## START

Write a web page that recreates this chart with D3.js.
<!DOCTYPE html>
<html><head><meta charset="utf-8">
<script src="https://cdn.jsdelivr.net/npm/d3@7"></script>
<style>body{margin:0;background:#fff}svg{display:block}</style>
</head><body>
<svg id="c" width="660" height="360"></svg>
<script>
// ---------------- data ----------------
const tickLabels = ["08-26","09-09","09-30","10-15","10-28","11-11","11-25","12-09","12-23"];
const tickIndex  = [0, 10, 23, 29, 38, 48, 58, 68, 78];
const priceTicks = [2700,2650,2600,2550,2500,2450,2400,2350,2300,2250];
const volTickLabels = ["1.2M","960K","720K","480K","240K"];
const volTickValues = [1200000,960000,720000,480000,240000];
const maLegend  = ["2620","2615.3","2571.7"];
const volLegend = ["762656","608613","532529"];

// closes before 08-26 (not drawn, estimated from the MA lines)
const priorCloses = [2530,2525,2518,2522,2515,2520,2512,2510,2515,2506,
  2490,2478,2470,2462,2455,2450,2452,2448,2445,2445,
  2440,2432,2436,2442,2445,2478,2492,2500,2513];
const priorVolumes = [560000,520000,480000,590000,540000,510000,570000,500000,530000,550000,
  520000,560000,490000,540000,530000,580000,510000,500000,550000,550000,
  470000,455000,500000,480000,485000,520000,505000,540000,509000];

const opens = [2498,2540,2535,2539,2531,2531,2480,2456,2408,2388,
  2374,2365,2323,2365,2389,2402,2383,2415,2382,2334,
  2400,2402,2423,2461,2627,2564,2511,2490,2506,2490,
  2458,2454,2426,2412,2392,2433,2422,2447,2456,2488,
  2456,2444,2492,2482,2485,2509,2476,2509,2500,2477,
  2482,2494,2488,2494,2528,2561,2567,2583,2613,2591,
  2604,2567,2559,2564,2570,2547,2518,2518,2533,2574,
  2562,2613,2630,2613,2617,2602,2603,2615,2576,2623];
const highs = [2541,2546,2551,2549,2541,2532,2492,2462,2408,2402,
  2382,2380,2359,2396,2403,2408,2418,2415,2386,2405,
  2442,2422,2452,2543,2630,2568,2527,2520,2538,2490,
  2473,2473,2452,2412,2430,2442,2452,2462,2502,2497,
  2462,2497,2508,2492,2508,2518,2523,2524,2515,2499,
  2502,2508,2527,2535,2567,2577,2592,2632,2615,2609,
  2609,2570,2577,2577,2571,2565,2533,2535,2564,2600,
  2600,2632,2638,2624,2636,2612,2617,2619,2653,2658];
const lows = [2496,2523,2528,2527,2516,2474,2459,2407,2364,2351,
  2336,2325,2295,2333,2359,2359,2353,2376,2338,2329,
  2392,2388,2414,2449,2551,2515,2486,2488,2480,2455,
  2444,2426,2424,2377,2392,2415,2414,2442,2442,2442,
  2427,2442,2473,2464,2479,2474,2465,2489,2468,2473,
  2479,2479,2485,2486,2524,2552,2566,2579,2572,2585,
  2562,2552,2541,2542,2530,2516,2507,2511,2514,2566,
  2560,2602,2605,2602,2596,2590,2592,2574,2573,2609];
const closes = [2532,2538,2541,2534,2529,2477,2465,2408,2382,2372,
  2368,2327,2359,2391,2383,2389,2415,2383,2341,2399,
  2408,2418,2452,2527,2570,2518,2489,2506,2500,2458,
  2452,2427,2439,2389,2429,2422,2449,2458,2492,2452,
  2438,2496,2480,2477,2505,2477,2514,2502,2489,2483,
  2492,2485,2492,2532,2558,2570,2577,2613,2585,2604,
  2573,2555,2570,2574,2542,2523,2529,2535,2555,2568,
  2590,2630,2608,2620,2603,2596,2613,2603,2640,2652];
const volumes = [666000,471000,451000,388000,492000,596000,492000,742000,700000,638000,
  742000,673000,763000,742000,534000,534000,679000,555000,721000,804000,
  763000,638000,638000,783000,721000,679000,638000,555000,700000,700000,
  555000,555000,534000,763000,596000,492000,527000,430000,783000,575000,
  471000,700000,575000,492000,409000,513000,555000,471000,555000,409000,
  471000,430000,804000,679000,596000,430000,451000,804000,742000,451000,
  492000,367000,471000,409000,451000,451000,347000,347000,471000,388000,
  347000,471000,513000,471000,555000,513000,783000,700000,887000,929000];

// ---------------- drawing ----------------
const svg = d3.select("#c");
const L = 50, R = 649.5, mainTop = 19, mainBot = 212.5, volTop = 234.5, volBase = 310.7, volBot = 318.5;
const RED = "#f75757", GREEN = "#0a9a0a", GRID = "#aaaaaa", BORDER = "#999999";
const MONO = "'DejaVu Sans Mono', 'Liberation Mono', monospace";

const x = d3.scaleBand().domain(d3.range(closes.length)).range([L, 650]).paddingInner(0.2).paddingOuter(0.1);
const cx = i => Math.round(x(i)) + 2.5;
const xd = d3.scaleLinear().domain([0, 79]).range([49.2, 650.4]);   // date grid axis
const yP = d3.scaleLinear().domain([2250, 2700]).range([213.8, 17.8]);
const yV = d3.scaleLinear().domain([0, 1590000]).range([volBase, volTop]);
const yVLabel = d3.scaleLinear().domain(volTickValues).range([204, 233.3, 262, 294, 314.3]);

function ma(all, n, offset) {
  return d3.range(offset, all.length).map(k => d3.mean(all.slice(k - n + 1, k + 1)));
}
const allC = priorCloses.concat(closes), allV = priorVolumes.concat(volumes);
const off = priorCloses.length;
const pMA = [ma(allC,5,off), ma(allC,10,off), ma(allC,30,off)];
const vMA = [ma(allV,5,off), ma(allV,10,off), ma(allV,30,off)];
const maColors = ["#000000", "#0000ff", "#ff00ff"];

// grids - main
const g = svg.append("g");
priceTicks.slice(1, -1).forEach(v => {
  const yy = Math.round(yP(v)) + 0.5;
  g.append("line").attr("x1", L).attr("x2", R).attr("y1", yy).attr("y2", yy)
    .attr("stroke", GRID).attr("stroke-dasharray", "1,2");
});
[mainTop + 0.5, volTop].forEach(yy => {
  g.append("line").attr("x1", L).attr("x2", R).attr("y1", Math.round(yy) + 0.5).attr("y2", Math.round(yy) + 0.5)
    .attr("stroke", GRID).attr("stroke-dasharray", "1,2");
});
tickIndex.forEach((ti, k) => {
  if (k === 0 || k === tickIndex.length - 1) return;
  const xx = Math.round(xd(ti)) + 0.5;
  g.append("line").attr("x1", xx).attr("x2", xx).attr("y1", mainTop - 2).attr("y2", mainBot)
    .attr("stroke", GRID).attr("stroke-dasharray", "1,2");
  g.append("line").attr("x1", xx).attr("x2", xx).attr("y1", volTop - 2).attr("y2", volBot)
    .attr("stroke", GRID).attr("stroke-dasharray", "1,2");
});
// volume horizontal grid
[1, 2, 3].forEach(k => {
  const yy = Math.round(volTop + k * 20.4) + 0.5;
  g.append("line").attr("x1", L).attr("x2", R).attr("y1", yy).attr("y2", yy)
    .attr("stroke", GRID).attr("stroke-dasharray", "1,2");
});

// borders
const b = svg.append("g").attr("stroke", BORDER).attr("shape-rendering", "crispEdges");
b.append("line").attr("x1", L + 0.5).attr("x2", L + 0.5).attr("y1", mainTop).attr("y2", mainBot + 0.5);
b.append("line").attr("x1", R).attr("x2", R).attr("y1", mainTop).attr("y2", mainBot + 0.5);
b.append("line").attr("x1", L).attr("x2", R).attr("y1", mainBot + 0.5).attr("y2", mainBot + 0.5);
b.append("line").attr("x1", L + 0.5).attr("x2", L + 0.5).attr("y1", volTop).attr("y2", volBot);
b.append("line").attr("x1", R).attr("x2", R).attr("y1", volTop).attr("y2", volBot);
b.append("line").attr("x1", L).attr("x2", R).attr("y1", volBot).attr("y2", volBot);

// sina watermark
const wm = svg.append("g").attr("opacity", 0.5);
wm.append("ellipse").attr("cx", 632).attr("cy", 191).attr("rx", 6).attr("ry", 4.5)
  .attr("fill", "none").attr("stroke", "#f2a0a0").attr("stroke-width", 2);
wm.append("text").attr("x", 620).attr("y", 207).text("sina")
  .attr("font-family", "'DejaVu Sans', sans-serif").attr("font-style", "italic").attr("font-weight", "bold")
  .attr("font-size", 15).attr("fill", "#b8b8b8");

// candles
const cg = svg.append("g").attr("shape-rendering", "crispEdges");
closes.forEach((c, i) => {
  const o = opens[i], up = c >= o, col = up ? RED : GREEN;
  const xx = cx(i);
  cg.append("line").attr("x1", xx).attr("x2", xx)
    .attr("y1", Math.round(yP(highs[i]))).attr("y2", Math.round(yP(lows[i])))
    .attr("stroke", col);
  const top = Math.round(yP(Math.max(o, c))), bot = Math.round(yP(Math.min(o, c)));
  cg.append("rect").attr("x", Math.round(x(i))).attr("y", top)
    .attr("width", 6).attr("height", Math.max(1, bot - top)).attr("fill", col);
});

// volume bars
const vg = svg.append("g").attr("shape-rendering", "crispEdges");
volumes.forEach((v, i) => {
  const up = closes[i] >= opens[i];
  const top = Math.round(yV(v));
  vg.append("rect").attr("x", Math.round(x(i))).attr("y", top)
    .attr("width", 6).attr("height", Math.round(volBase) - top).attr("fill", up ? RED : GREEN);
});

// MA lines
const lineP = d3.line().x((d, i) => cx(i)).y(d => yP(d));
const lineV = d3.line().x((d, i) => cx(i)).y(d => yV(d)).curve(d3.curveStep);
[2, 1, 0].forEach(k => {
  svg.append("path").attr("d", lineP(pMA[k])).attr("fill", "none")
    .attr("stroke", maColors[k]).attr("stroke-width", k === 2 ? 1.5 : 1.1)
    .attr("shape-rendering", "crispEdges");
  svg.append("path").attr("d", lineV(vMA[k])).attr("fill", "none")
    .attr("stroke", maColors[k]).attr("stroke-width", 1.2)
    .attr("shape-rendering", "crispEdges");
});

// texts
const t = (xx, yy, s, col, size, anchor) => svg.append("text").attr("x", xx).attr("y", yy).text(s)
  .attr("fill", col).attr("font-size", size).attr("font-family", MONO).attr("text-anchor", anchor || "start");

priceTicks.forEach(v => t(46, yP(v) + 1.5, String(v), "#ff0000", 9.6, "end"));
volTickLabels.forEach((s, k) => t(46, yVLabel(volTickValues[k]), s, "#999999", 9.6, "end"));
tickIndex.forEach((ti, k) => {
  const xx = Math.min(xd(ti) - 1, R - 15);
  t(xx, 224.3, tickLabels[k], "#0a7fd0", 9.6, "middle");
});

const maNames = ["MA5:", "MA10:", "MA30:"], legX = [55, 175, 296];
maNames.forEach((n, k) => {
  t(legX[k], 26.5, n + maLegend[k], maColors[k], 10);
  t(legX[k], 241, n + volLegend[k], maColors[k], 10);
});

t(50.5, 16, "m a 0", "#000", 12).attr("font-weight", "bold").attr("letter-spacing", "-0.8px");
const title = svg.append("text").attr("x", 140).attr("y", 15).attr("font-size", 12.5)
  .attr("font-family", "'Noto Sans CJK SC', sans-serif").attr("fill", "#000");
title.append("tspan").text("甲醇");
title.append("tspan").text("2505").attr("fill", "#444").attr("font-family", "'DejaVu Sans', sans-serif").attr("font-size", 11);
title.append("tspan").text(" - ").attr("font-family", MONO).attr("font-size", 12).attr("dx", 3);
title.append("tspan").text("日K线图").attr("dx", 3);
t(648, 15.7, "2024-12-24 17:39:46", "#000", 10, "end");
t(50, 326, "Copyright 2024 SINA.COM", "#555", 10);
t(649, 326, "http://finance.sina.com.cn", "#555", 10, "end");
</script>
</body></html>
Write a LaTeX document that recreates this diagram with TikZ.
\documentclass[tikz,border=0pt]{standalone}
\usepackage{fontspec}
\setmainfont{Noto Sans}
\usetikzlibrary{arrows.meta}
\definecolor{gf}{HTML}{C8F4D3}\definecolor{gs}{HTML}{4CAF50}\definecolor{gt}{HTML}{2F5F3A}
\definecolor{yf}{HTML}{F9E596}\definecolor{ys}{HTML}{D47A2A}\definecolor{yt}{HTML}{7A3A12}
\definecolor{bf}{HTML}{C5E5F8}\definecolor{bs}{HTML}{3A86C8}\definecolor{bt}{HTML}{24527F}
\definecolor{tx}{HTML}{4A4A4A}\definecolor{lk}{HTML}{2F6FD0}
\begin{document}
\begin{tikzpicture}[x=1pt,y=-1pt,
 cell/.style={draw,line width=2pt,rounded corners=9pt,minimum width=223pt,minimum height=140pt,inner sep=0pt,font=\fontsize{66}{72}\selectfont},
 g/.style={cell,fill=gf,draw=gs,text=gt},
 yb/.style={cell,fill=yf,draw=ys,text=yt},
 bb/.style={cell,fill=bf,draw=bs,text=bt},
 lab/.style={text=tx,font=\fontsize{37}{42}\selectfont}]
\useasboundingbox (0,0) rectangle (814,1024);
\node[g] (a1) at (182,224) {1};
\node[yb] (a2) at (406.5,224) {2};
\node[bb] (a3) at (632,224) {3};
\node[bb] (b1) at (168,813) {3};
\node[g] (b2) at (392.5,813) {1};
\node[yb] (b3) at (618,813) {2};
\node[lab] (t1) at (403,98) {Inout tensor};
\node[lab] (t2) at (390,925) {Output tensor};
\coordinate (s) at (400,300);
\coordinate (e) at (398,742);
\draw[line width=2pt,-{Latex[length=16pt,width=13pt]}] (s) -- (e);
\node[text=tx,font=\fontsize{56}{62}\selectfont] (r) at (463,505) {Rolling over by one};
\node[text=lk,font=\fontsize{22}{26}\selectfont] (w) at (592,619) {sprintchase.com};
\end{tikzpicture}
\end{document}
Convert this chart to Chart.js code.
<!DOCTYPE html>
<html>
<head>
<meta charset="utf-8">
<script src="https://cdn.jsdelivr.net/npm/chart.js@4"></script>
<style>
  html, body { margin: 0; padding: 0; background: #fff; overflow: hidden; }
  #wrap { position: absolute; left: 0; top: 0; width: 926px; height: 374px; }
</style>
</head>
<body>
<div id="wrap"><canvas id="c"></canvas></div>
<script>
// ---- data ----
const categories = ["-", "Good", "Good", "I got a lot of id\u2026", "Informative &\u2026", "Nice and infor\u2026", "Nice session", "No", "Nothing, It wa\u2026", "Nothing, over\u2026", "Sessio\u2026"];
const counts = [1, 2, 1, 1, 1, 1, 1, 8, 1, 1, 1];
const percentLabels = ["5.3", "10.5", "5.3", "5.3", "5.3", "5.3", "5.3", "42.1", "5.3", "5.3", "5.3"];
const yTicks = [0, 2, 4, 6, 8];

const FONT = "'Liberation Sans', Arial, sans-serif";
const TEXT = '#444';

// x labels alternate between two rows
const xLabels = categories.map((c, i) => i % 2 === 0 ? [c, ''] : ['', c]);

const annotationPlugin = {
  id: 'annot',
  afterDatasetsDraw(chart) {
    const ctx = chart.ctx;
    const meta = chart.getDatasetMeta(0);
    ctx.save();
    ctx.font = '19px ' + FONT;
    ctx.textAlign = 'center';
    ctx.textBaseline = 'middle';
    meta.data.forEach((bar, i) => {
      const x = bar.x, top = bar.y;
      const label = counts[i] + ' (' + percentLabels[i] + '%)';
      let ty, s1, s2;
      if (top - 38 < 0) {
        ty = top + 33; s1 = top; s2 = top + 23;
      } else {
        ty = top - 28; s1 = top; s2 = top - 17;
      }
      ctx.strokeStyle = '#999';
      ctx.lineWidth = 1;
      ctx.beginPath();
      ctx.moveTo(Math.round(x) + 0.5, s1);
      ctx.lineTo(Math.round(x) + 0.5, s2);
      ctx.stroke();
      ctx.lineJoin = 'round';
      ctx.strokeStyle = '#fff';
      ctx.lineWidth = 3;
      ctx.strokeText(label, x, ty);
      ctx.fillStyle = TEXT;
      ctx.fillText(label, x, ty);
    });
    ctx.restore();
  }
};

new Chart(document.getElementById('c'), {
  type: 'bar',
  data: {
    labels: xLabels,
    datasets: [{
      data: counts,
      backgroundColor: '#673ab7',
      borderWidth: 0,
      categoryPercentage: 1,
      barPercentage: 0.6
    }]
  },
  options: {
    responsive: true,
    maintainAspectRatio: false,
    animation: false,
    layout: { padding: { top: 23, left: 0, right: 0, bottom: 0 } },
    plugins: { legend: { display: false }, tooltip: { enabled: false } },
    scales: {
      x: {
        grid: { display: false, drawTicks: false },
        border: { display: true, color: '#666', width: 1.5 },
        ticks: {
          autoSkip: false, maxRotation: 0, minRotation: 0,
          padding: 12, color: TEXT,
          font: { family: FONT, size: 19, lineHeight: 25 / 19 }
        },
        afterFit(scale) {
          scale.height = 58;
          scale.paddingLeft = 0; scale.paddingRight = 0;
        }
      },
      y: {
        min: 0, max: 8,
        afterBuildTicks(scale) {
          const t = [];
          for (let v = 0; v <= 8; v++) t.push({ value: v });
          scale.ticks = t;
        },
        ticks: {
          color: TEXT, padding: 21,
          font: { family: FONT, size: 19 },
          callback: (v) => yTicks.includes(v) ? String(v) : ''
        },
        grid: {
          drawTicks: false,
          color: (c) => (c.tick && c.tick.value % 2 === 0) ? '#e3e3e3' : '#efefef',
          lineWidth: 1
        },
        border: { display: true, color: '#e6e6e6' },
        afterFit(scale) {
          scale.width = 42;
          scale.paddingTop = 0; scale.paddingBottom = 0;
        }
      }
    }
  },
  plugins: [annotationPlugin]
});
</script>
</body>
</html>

## END

Repeat exactly the lines from the one containing "Convert this chart to Chart.js code." through the one containing "const xLabels = categories.map((c, i)", both included, and nothing else.

Convert this chart to Chart.js code.
<!DOCTYPE html>
<html>
<head>
<meta charset="utf-8">
<script src="https://cdn.jsdelivr.net/npm/chart.js@4"></script>
<style>
  html, body { margin: 0; padding: 0; background: #fff; overflow: hidden; }
  #wrap { position: absolute; left: 0; top: 0; width: 926px; height: 374px; }
</style>
</head>
<body>
<div id="wrap"><canvas id="c"></canvas></div>
<script>
// ---- data ----
const categories = ["-", "Good", "Good", "I got a lot of id\u2026", "Informative &\u2026", "Nice and infor\u2026", "Nice session", "No", "Nothing, It wa\u2026", "Nothing, over\u2026", "Sessio\u2026"];
const counts = [1, 2, 1, 1, 1, 1, 1, 8, 1, 1, 1];
const percentLabels = ["5.3", "10.5", "5.3", "5.3", "5.3", "5.3", "5.3", "42.1", "5.3", "5.3", "5.3"];
const yTicks = [0, 2, 4, 6, 8];

const FONT = "'Liberation Sans', Arial, sans-serif";
const TEXT = '#444';

// x labels alternate between two rows
const xLabels = categories.map((c, i) => i % 2 === 0 ? [c, ''] : ['', c]);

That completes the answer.